Selon la Commission européenne, la nouvelle directive permettra de s’assurer que tous les biens et services produits par les entreprises européennes soient respectueux des droits de l’homme et de l’environnement. Elle explique aussi que jusque-là, les entreprises qui avaient des chaînes de valeurs très larges rencontraient des difficultés pour obtenir de l’information juste et vérifiée. Elle assure que plus les entreprises sont désireuses d’obtenir de l’information, plus celle-ci sera accessible. Enfin, la CS3D permettrait de créer des conditions de concurrence équitables pour les entreprises au sein de l’Union européenne (UE) et éviterait la fragmentation résultant de l’action individuelle des États membres.
En parallèle, une directive sur la publication d’informations en matière de durabilité par les entreprises (CSRD), une directive sur la taxonomie de l’UE et le mécanisme d’ajustement carbone aux frontières ont été introduites.
Mais cette dynamique ambitieuse s’est brutalement infléchie en février 2025 lorsque la Commission a introduit son paquet Omnibus dans le but de réduire la charge administrative des entreprises de 25 % et des PME de 35 %. Cette modification des directives permettrait d’économiser 6,3 milliards d’euros et de mobiliser une capacité d’investissement publique et privée supplémentaire de 50 milliards d’euros. Pour ce faire, le paquet Omnibus limite ainsi l’application de la CS3D à 6000 entreprises européennes et 900 non-européennes. En outre, les entreprises ne seront plus contrôlées tous les ans mais une fois tous les cinq ans, et la menace d’amende pouvant aller jusqu’à 5 % du chiffre d’affaires est abandonnée. De plus, un délai supplémentaire de transition est accordé à toutes les entreprises.

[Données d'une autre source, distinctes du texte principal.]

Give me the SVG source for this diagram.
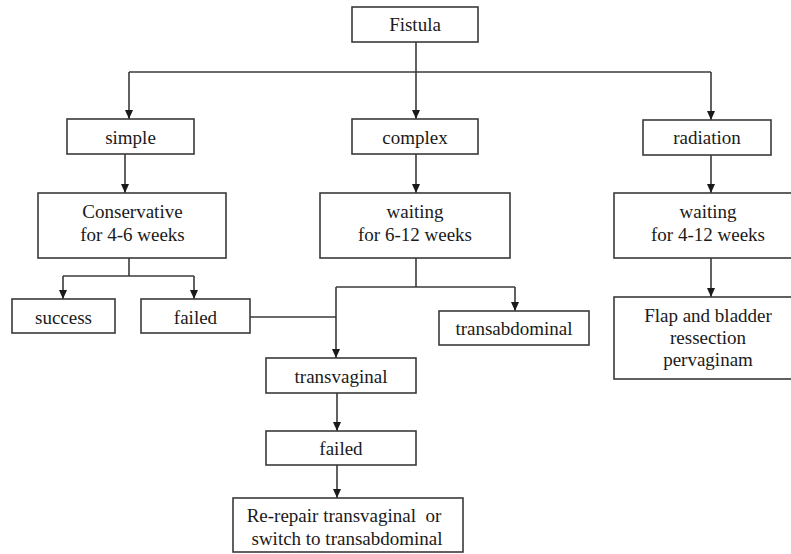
<svg xmlns="http://www.w3.org/2000/svg" width="791" height="554" viewBox="0 0 791 554">
<style>
.box{fill:#fff;stroke:#3a3a3a;stroke-width:1.6}
.t{font-family:'Liberation Serif','DejaVu Serif',serif;font-size:19px;fill:#1a1a1a;text-anchor:middle}
.c{fill:none;stroke:#3a3a3a;stroke-width:1.6}
</style>
<defs>
<marker id="ah" markerWidth="10" markerHeight="10" refX="9" refY="5" orient="auto" markerUnits="userSpaceOnUse">
<path d="M0,1 L9,5 L0,9 Z" fill="#1a1a1a"/>
</marker>
</defs>
<rect width="791" height="554" fill="#fff"/>
<g id="connectors">
<path class="c" d="M416,42 V72"/>
<path class="c" d="M129,72 H711"/>
<path class="c" d="M129,72 V119" marker-end="url(#ah)"/>
<path class="c" d="M416,72 V119" marker-end="url(#ah)"/>
<path class="c" d="M711,72 V120" marker-end="url(#ah)"/>
<path class="c" d="M125,154 V193" marker-end="url(#ah)"/>
<path class="c" d="M416,154 V193" marker-end="url(#ah)"/>
<path class="c" d="M711,155 V193" marker-end="url(#ah)"/>
<path class="c" d="M129,258 V276"/>
<path class="c" d="M63,276 H194"/>
<path class="c" d="M63,276 V299" marker-end="url(#ah)"/>
<path class="c" d="M194,276 V299" marker-end="url(#ah)"/>
<path class="c" d="M416,258 V287"/>
<path class="c" d="M336,287 H515"/>
<path class="c" d="M515,287 V311" marker-end="url(#ah)"/>
<path class="c" d="M250,317 H336"/>
<path class="c" d="M336,287 V358" marker-end="url(#ah)"/>
<path class="c" d="M711,258 V297" marker-end="url(#ah)"/>
<path class="c" d="M337,393 V431" marker-end="url(#ah)"/>
<path class="c" d="M337,465 V498" marker-end="url(#ah)"/>
</g>
<g id="fistula"><rect class="box" x="352" y="7" width="126" height="35"/><text class="t" x="415" y="31">Fistula</text></g>
<g id="simple"><rect class="box" x="67" y="119" width="127" height="35"/><text class="t" x="130.5" y="144">simple</text></g>
<g id="complex"><rect class="box" x="352" y="119" width="126" height="35"/><text class="t" x="415" y="144">complex</text></g>
<g id="radiation"><rect class="box" x="643" y="120" width="128" height="35"/><text class="t" x="707" y="144">radiation</text></g>
<g id="conservative"><rect class="box" x="38" y="193" width="188" height="65"/><text class="t" x="132.5" y="218">Conservative</text><text class="t" x="132.5" y="241">for 4-6 weeks</text></g>
<g id="waiting-complex"><rect class="box" x="320" y="193" width="190" height="65"/><text class="t" x="415" y="218">waiting</text><text class="t" x="415" y="241">for 6-12 weeks</text></g>
<g id="waiting-radiation"><rect class="box" x="614" y="193" width="190" height="65"/><text class="t" x="708" y="218">waiting</text><text class="t" x="708" y="241">for 4-12 weeks</text></g>
<g id="success"><rect class="box" x="12" y="299" width="103" height="34"/><text class="t" x="63.5" y="324">success</text></g>
<g id="failed1"><rect class="box" x="141" y="299" width="109" height="34"/><text class="t" x="195.5" y="324">failed</text></g>
<g id="transabdominal"><rect class="box" x="439" y="311" width="150" height="34"/><text class="t" x="514" y="335">transabdominal</text></g>
<g id="flap"><rect class="box" x="614" y="297" width="190" height="82"/><text class="t" x="708" y="322">Flap and bladder</text><text class="t" x="708" y="344">ressection</text><text class="t" x="708" y="366">pervaginam</text></g>
<g id="transvaginal"><rect class="box" x="266" y="358" width="150" height="35"/><text class="t" x="341" y="383">transvaginal</text></g>
<g id="failed2"><rect class="box" x="266" y="431" width="150" height="34"/><text class="t" x="341" y="455">failed</text></g>
<g id="rerepair"><rect class="box" x="233" y="498" width="230" height="54"/><text class="t" x="344" y="522" xml:space="preserve">Re-repair transvaginal  or</text><text class="t" x="347" y="545">switch to transabdominal</text></g>
</svg>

Pour justifier cette proposition, le commissaire Valdis Dombrovskis déclare que « le monde est en train de changer sous nos yeux. L’Union européenne a besoin d’une économie forte pour défendre ses valeurs et atteindre ses objectifs sur son territoire et dans le monde entier. » Chez beaucoup, ce virage à 180 degrés dans le narratif de la Commission alerte. Alors que des directives audacieuses avaient justement été signées pour protéger les valeurs fondamentales de l’UE et pour accompagner les entreprises européennes dans la transition climatique, ces mêmes valeurs sont aujourd’hui instrumentalisées afin de protéger l’industrie européenne et retarder toute action concrète. Le paquet Omnibus pourrait avoir des effets dévastateurs tant sur le plan social qu’au niveau de la compétitivité de l’UE. En effet, bien qu’elle permette des économies immédiates, la proposition de la Commission endommagerait considérablement les gains environnementaux et sociaux garantis par le CS3D sur le long terme. De plus, elle porterait atteinte à la stabilité du cadre réglementaire en matière de durabilité et ainsi découragerait les pratiques commerciales positives. Selon le Collectif Éthique sur l’étiquette « cela crée une incertitude majeure pour les pays qui ont déjà commencé leur processus de transposition et récompensera les entreprises qui n’ont pas réussi à se préparer à se conformer à ces législations ». Mais les groupes d’intérêts sociaux et environnementaux ne sont pas les seuls à s’inquiéter de ces différentes mesures. Marek Houdon, professeur à la Solvay Business School doute, lui aussi, de la capacité d’Omnibus à faire des économies ou à alléger la charge des entreprises. Selon lui, les entreprises « devront naviguer à vue, et les soupçons de greenwashing ne feront que croître ».
Malgré les nombreux avertissements, le Parlement européen a voté, le 3 avril dernier, en faveur du paquet Omnibus. Une fois de plus, l’Union européenne choisit de détourner le regard des violations des droits humains et de l’environnement… jusqu’au prochain drame, jusqu’au prochain Rana Plaza.
Emma Collet est étudiante en master de Science politique à l’ULB et trésorière/responsable partenariats d’Eyes on Europe.